With all this talk about marriage lately, I thought Engels’ The Origin of Family, Private Property and the State would be even more apropos than normal. His thesis was that marriage was institutionalized as a mechanism for the inheritance of private surplus wealth. When land belongs to all in common, there isn’t much of a need to prove paternity.
Here’s what I thought about the gay marriage debate on the basis of economics two years ago: For Better or for Worse. My conclusion: “Instead of asking why certain people aren’t given the rights and economic privileges that come with marriage, we should be questioning why marriage carries these perks in the first place.”
If one looks up the noun “husband,” one will learn that the etymology of our current term is the Old English “hūsbonda,” meaning “master of a house,” from the combination of the Old Norse words “hūs,” (house) and “bōndi” (householder). The first definition entry is, not shockingly to our modern sensibilities, “1: a married man,” but the third entry points to the origins just mentioned: “3: a frugal manager.”

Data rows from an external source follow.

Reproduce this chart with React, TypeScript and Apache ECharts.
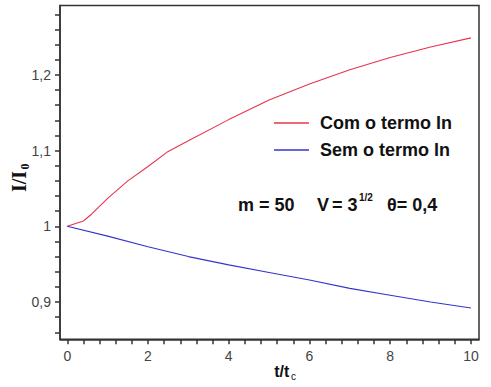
import React, { useEffect, useRef } from "react";
import * as echarts from "echarts";

const seriesNames = ["Com o termo ln", "Sem o termo ln"];
const redT = [0, 0.4, 0.6, 1, 1.5, 2, 2.5, 3, 4, 5, 6, 7, 8, 9, 10];
const redI = [1.0, 1.007, 1.016, 1.037, 1.06, 1.079, 1.099, 1.113, 1.141, 1.167, 1.188, 1.207, 1.223, 1.237, 1.249];
const blueT = [0, 1, 2, 3, 4, 5, 6, 7, 8, 9, 10];
const blueI = [1.0, 0.987, 0.973, 0.96, 0.949, 0.939, 0.929, 0.918, 0.909, 0.9, 0.892];
const xTickLabels = [0, 2, 4, 6, 8, 10];
const yTickLabels = [0.9, 1, 1.1, 1.2];
const xMinorTicks = Array.from({ length: 26 }, (_, i) => +(i * 0.4).toFixed(1));
const yMinorTicks = Array.from({ length: 22 }, (_, i) => +(0.86 + i * 0.02).toFixed(2));

const X_MIN = -0.18;
const X_MAX = 10.2;
const Y_MIN = 0.8507;
const Y_MAX = 1.2918;

const SANS = "'Liberation Sans', Arial, sans-serif";
const SERIF = "'Liberation Serif', 'Times New Roman', serif";
const AX = "#333";

const fmt = (v: number) => String(Number(v.toFixed(2))).replace(".", ",");

function txt(text: string, x: number, y: number, size: number, opts: any = {}) {
  return {
    type: "text",
    x,
    y,
    silent: true,
    style: {
      text,
      fontSize: size,
      fontWeight: opts.weight || "bold",
      fontFamily: opts.family || SANS,
      fill: opts.fill || "#111",
      align: opts.align || "left",
      textAlign: opts.align || "left",
      verticalAlign: "middle",
      textVerticalAlign: "middle",
    },
  };
}

export default function App() {
  const ref = useRef<HTMLDivElement>(null);
  useEffect(() => {
    if (!ref.current) return;
    const chart = echarts.init(ref.current, null, { renderer: "svg" });
    chart.setOption({
      animation: false,
      backgroundColor: "#fff",
      grid: {
        left: 60,
        right: 12,
        top: 5.5,
        bottom: 47.7,
        show: true,
        borderColor: AX,
        borderWidth: 1.5,
        backgroundColor: "transparent",
      },
      legend: {
        data: seriesNames,
        orient: "vertical",
        left: 274,
        top: 114,
        icon: "rect",
        itemWidth: 35,
        itemHeight: 1.3,
        itemGap: 9,
        padding: 0,
        textStyle: {
          fontSize: 18,
          fontWeight: "bold",
          fontFamily: SANS,
          color: "#111",
          padding: [0, 0, 0, 6],
        },
      },
      xAxis: {
        type: "value",
        min: X_MIN,
        max: X_MAX,
        axisLine: { show: true, onZero: false, lineStyle: { color: AX, width: 1.5 } },
        axisTick: { show: true, length: 5, customValues: xMinorTicks, lineStyle: { color: AX, width: 1.5 } },
        axisLabel: {
          customValues: xTickLabels,
          margin: 10,
          color: "#444",
          fontSize: 14,
          fontFamily: SANS,
          formatter: (v: number) => fmt(v),
        },
        splitLine: { show: false },
      },
      yAxis: {
        type: "value",
        min: Y_MIN,
        max: Y_MAX,
        axisLine: { show: true, onZero: false, lineStyle: { color: AX, width: 1.5 } },
        axisTick: { show: true, length: 5, customValues: yMinorTicks, lineStyle: { color: AX, width: 1.5 } },
        axisLabel: {
          customValues: yTickLabels,
          margin: 9,
          color: "#444",
          fontSize: 14,
          fontFamily: SANS,
          formatter: (v: number) => fmt(v),
        },
        splitLine: { show: false },
      },
      series: [
        {
          name: seriesNames[0],
          type: "line",
          symbol: "none",
          showSymbol: false,
          color: "#e8344c",
          lineStyle: { color: "#e8344c", width: 1.1 },
          data: redT.map((t, i) => [t, redI[i]]),
        },
        {
          name: seriesNames[1],
          type: "line",
          symbol: "none",
          showSymbol: false,
          color: "#3434cc",
          lineStyle: { color: "#3434cc", width: 1.1 },
          data: blueT.map((t, i) => [t, blueI[i]]),
        },
      ],
      graphic: [
        {
          type: "group",
          x: 19,
          y: 181.5,
          rotation: Math.PI / 2,
          children: [
            txt("I/I", 0, 0, 20, { family: SERIF, align: "center" }),
            txt("0", 15, 5.5, 12, { family: SERIF, align: "center" }),
          ],
        },
        txt("t/t", 281.7, 371, 16, { align: "center" }),
        txt("c", 293.5, 376.5, 10, { align: "center", weight: "normal" }),
        txt("m = 50", 238, 205, 18),
        txt("V", 317, 205, 18),
        txt("= 3", 332, 205, 18),
        txt("1/2", 359, 197, 10),
        txt("θ= 0,4", 387, 205, 18),
      ],
    });
    return () => chart.dispose();
  }, []);
  return (
    <div
      ref={ref}
      style={{ position: "fixed", left: 0, top: 0, width: 491, height: 387, background: "#fff" }}
    />
  );
}
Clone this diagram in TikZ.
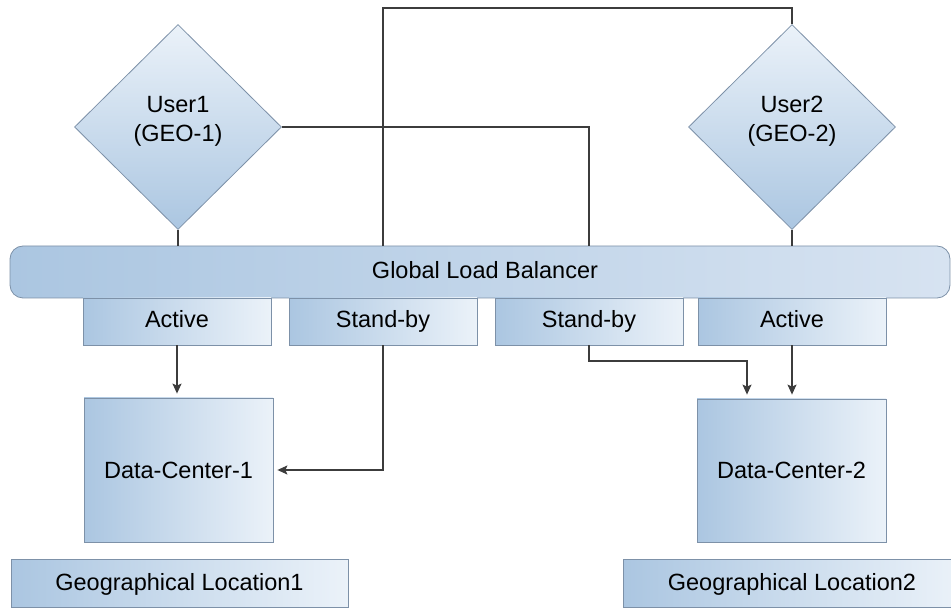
\documentclass[tikz,border=0pt]{standalone}
\usepackage{fontspec}
\setmainfont{Liberation Sans}
\usetikzlibrary{shapes.geometric,arrows.meta}
\definecolor{bdark}{HTML}{ABC6E1}
\definecolor{blight}{HTML}{EBF2F9}
\definecolor{bmid}{HTML}{D7E3F1}
\definecolor{edgec}{HTML}{7D91A8}
\definecolor{linec}{HTML}{3C3C3C}
\tikzset{
  utxt/.style={font=\fontsize{23.5}{29}\selectfont, align=center, text=black},
  txt/.style={font=\fontsize{23.5}{29}\selectfont, text=black, inner sep=0pt, text height=16.8pt, text depth=0pt},
  usr/.style={diamond, draw=edgec, line width=0.8pt, inner sep=0pt, minimum width=207pt, minimum height=205pt, shade, top color=blight, bottom color=bdark},
  boxa/.style={rectangle, draw=edgec, line width=0.8pt, inner sep=0pt, shade, shading angle=60, left color=bdark, right color=blight},
  conn/.style={draw=linec, line width=1.2pt},
  arr/.style={conn, -{Stealth[length=10pt,width=9pt,inset=2pt]}, shorten >=4pt},
}
\begin{document}
\begin{tikzpicture}[x=1pt,y=-1pt]
\useasboundingbox (0,0) rectangle (951,609);
% users
\node[usr] (u1) at (178,127) {};
\node[usr] (u2) at (792,127) {};
\node[utxt] (u1t) at (178,121) {User1\\(GEO-1)};
\node[utxt] (u2t) at (792,121) {User2\\(GEO-2)};
% load balancer
\node[rectangle, rounded corners=13pt, draw=edgec, line width=0.8pt, shade, left color=bdark, right color=bmid, minimum width=940pt, minimum height=52pt, inner sep=0pt] (glb) at (480,272) {};
\node[txt] (glbt) at (485,270) {Global Load Balancer};
% mode boxes
\node[boxa, minimum width=188pt, minimum height=47pt] (a1) at (177,321.5) {};
\node[txt] at ([yshift=2pt]a1.center) {Active};
\node[boxa, minimum width=188pt, minimum height=47pt] (sb1) at (383,321.5) {};
\node[txt] at ([yshift=2pt]sb1.center) {Stand-by};
\node[boxa, minimum width=188pt, minimum height=47pt] (sb2) at (589,321.5) {};
\node[txt] at ([yshift=2pt]sb2.center) {Stand-by};
\node[boxa, minimum width=188pt, minimum height=47pt] (a2) at (792,321.5) {};
\node[txt] at ([yshift=2pt]a2.center) {Active};
% data centers
\node[boxa, minimum width=189pt, minimum height=144pt] (dc1) at (178.5,470) {};
\node[txt] at (dc1) {Data-Center-1};
\node[boxa, minimum width=189pt, minimum height=143pt] (dc2) at (791.5,470.5) {};
\node[txt] at (dc2) {Data-Center-2};
% locations
\node[boxa, minimum width=337pt, minimum height=48pt] (g1) at (179.5,583) {};
\node[txt] at ([yshift=1pt]g1.center) {Geographical Location1};
\node[boxa, minimum width=338pt, minimum height=48pt] (g2) at (792,583) {};
\node[txt] at ([yshift=1pt]g2.center) {Geographical Location2};
% connectors
\coordinate (t1) at (383,8);
\coordinate (k1) at (747,361);
\draw[conn] (u1.south) -- (u1.south |- glb.north);
\draw[conn] (u2.south) -- (u2.south |- glb.north);
\draw[conn] (u2.north) |- (t1) -- (t1 |- glb.north);
\draw[conn] (u1.east) -| (sb2.center |- glb.north);
\draw[arr] (a1.south) -- (dc1.north -| a1.south);
\draw[arr] (sb1.south) |- (dc1.east);
\draw[arr] (sb2.south) |- (k1) -- (k1 |- dc2.north);
\draw[arr] (a2.south) -- (a2.south |- dc2.north);
\end{tikzpicture}
\end{document}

Of what, exactly, should we suppose a married man is the so-appointed frugal manager? Looking at “husbandman” and “husbandry,” one finds “1: one that plows and cultivates land” and “1: the care of a household; 2: the control or judicious use of resources,” respectively. That this same reader should then infer that “cultivate” and “control” are the two operative verbs, and that “resources” is synonymous with “property,” should be obvious enough at this point. Or, if not, she could ask herself the question: “What do animal husbandry and wife husbandry have in common?”